Od wpłynięcia wniosku, pytania prawnego czy skargi konstytucyjnej do wydania orzeczenia przez Trybunał Konstytucyjny upłynęło w 2014 r. średnio 18 miesięcy. To o miesiąc krócej niż przed rokiem i aż o 6 miesięcy szybciej niż w roku 2012. Takie dane zostały zaprezentowane podczas wczorajszej konferencji poświęconej orzecznictwu TK za zeszły rok. W ocenie prof. Andrzeja Rzeplińskiego, prezesa TK, statystyka ta nadal nie jest jednak satysfakcjonująca.

– Moim marzeniem jest, aby w 2016 r., który będzie ostatnim rokiem mojej służby w trybunale, okres ten wyniósł poniżej 16 miesięcy. Myślę, że krócej się nie da – mówił prezes Rzepliński.
Wyjaśnił, że kiedy sprawa trafia już do trybunału i ma wyznaczony skład sędziowski, kierowana jest do ustawowych partnerów TK w kontroli konstytucyjności: prokuratora generalnego, czy marszałka Sejmu. Ci zaś mają 60 dni na wydanie stanowiska w sprawie, a zdarza się, że wnioskują o więcej czasu. Trybunał potrzebuje też kilku miesięcy na dwuinstancyjny etap wstępnej kontroli skargi.
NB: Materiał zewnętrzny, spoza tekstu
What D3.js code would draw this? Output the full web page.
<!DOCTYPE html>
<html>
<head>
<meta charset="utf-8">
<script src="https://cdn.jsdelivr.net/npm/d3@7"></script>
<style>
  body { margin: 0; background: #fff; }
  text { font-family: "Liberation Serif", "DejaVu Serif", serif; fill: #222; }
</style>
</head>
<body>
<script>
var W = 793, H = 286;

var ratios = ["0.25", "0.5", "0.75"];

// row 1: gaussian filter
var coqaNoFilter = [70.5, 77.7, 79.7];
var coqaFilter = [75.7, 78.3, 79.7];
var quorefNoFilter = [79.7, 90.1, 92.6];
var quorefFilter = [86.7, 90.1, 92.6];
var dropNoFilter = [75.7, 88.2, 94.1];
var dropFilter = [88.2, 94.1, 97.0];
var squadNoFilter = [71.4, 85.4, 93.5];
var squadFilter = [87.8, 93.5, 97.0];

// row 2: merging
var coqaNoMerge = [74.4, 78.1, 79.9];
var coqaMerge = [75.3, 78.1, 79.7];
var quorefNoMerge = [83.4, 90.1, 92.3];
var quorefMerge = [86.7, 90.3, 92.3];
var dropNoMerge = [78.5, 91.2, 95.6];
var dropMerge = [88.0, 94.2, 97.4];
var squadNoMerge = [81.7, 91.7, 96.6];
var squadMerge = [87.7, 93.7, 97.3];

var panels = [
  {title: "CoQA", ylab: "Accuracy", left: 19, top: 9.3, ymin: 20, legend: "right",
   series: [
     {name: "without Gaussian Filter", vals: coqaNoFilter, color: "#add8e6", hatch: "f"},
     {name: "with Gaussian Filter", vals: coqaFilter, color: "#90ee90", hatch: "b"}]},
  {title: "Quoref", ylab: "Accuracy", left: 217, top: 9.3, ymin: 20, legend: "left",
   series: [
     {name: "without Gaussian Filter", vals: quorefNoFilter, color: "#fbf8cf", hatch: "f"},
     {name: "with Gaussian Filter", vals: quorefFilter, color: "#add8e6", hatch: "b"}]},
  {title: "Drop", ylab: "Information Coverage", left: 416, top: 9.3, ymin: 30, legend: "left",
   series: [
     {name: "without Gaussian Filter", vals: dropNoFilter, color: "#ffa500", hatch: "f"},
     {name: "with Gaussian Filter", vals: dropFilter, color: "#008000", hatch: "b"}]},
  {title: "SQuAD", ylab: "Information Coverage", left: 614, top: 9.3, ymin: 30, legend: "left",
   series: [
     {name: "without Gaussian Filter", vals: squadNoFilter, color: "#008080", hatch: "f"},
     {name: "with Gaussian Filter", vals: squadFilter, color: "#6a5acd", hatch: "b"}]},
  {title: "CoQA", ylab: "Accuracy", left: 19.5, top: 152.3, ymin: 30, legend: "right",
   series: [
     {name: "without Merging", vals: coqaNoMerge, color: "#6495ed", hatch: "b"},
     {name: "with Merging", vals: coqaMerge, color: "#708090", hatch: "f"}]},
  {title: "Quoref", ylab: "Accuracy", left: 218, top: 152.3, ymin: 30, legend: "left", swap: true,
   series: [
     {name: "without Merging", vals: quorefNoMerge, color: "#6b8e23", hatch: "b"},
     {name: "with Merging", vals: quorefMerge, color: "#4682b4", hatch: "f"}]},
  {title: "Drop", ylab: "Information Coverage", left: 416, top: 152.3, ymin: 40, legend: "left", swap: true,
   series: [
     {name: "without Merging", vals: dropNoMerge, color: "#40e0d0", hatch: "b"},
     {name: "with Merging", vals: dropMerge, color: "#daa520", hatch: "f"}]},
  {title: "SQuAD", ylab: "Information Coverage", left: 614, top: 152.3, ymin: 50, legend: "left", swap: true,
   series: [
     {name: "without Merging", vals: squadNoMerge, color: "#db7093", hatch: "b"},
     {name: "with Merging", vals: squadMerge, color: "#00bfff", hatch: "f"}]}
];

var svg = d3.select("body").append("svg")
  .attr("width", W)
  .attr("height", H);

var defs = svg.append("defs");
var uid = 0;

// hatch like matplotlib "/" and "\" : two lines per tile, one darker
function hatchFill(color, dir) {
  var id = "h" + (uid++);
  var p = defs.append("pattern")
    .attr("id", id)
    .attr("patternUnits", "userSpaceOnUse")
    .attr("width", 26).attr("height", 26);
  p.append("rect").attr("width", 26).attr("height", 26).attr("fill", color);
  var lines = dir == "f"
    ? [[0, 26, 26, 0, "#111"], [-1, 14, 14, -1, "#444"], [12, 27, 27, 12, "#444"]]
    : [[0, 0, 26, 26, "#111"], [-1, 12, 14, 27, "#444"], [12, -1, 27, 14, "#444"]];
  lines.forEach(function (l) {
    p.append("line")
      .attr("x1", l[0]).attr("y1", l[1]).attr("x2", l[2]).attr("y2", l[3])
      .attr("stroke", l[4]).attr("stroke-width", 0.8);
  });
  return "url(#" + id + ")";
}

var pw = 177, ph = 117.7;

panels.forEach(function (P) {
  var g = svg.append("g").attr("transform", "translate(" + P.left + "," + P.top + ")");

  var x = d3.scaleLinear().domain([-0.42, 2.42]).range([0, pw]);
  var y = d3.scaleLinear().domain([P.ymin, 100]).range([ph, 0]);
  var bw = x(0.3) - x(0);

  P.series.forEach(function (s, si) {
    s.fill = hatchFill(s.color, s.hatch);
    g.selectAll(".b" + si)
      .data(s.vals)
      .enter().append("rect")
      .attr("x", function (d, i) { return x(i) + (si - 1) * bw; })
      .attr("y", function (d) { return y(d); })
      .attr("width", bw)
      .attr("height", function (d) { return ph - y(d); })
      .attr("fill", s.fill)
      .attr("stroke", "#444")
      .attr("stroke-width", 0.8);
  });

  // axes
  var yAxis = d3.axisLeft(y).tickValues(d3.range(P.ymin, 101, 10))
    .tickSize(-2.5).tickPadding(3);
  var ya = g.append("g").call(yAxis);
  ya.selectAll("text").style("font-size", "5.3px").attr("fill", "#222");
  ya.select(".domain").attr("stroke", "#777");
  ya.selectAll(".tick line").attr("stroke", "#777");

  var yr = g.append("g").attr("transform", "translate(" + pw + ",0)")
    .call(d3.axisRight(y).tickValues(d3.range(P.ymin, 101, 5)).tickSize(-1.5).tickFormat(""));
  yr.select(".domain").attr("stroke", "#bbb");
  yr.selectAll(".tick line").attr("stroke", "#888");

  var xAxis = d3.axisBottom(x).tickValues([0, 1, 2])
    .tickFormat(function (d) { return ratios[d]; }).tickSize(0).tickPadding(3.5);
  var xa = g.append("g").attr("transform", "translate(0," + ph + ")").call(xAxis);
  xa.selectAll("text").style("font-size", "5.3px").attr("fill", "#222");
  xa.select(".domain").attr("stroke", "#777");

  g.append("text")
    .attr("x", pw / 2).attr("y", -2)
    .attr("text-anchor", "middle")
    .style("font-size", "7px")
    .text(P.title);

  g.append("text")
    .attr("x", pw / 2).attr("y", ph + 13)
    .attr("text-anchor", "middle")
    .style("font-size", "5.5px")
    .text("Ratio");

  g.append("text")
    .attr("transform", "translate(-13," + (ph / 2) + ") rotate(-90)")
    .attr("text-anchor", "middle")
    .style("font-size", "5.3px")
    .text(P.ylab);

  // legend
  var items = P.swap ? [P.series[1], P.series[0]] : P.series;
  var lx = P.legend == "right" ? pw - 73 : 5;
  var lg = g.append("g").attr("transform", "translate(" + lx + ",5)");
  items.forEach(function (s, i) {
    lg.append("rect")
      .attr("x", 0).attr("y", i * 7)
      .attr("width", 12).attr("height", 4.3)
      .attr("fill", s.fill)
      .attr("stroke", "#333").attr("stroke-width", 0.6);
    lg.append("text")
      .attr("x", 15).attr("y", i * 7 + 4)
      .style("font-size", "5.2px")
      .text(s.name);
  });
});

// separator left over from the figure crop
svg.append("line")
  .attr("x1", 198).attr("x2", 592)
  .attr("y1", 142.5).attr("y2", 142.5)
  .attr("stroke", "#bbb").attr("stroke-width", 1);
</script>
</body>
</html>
– Czasami świadomie też czekamy na pewną praktykę w stosowaniu przepisów, żeby zrozumieć wszystkie możliwe aspekty konstytucyjne. Tak jest w przypadku ustawy o osobach niebezpiecznych, w mediach zwanej ustawą o bestiach, którą w zeszłym roku podpisał prezydent, a w styczniu wniósł o zbadanie konstytucyjności kilku jej przepisów – wskazywał prof. Rzepliński.
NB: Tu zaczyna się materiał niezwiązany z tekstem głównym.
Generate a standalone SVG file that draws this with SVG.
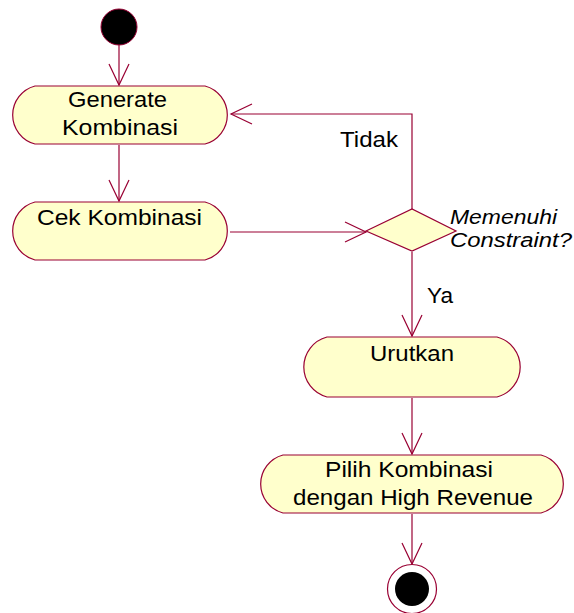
<svg xmlns="http://www.w3.org/2000/svg" width="574" height="613" viewBox="0 0 574 613">
  <defs>
    <style>
      .act { fill: #FFFFCC; stroke: #990033; stroke-width: 1.2; }
      .flow { fill: none; stroke: #990033; stroke-width: 1.2; }
      .lbl { font-family: "Liberation Sans", Arial, sans-serif; font-size: 22px; fill: #000; }
      .it { font-style: italic; font-size: 19.5px; }
    </style>
    <marker id="open" markerUnits="userSpaceOnUse" markerWidth="30" markerHeight="30" viewBox="-25 -15 30 30" refX="0" refY="0" orient="auto">
      <path d="M-21,-10 L0,0 L-21,10" fill="none" stroke="#990033" stroke-width="1.2"/>
    </marker>
  </defs>
  <rect width="574" height="613" fill="#FFFFFF"/>

  <!-- connectors -->
  <g id="connectors">
    <line class="flow" x1="119" y1="45" x2="119" y2="85" marker-end="url(#open)"/>
    <line class="flow" x1="119" y1="145" x2="119" y2="201" marker-end="url(#open)"/>
    <line class="flow" x1="230" y1="232" x2="366" y2="232" marker-end="url(#open)"/>
    <polyline class="flow" points="412,210 412,114 231,114" marker-end="url(#open)"/>
    <line class="flow" x1="412" y1="252" x2="412" y2="336" marker-end="url(#open)"/>
    <line class="flow" x1="412" y1="398" x2="412" y2="454" marker-end="url(#open)"/>
    <line class="flow" x1="412" y1="514" x2="412" y2="564" marker-end="url(#open)"/>
    <text class="lbl" x="340" y="147" textLength="58" lengthAdjust="spacingAndGlyphs">Tidak</text>
    <text class="lbl" x="427" y="303" textLength="26" lengthAdjust="spacingAndGlyphs">Ya</text>
  </g>

  <g id="start">
    <circle cx="119" cy="27" r="18" fill="#000" stroke="#990033" stroke-width="1"/>
  </g>

  <g id="generate">
    <path class="act" d="M35,86 H205 A30,30 0 0 1 205,144 H35 A30,30 0 0 1 35,86 Z"/>
    <text class="lbl" x="68" y="107" textLength="99" lengthAdjust="spacingAndGlyphs">Generate</text>
    <text class="lbl" x="62" y="135" textLength="116" lengthAdjust="spacingAndGlyphs">Kombinasi</text>
  </g>

  <g id="cek">
    <path class="act" d="M35,202 H205 A30,30 0 0 1 205,260 H35 A30,30 0 0 1 35,202 Z"/>
    <text class="lbl" x="37" y="225" textLength="165" lengthAdjust="spacingAndGlyphs">Cek Kombinasi</text>
  </g>

  <g id="decision">
    <polygon class="act" points="366,231 412,209 456,231 412,251"/>
    <text class="lbl it" x="450" y="224" textLength="107" lengthAdjust="spacingAndGlyphs">Memenuhi</text>
    <text class="lbl it" x="450" y="247" textLength="122" lengthAdjust="spacingAndGlyphs">Constraint?</text>
  </g>

  <g id="urutkan">
    <path class="act" d="M327,337 H497 A31,31 0 0 1 497,397 H327 A31,31 0 0 1 327,337 Z"/>
    <text class="lbl" x="370" y="361" textLength="84" lengthAdjust="spacingAndGlyphs">Urutkan</text>
  </g>

  <g id="pilih">
    <path class="act" d="M283,455 H541 A30,30 0 0 1 541,513 H283 A30,30 0 0 1 283,455 Z"/>
    <text class="lbl" x="325" y="477" textLength="168" lengthAdjust="spacingAndGlyphs">Pilih Kombinasi</text>
    <text class="lbl" x="293" y="505" textLength="240" lengthAdjust="spacingAndGlyphs">dengan High Revenue</text>
  </g>

  <g id="end">
    <circle cx="412" cy="589" r="24.5" fill="#FFFFFF" stroke="#990033" stroke-width="1.2"/>
    <circle cx="412" cy="589" r="17" fill="#000"/>
  </g>
</svg>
Jak twierdzi, na tle innych europejskich sądów konstytucyjnych (np. hiszpańskiego czy niemieckiego) polski sąd zalicza się do orzekających szybko. Rzepliński zaznaczał też, że w zeszłym roku po raz pierwszy liczba skarg zarejestrowanych w trybunale była mniejsza od liczby spraw prawomocnie załatwionych.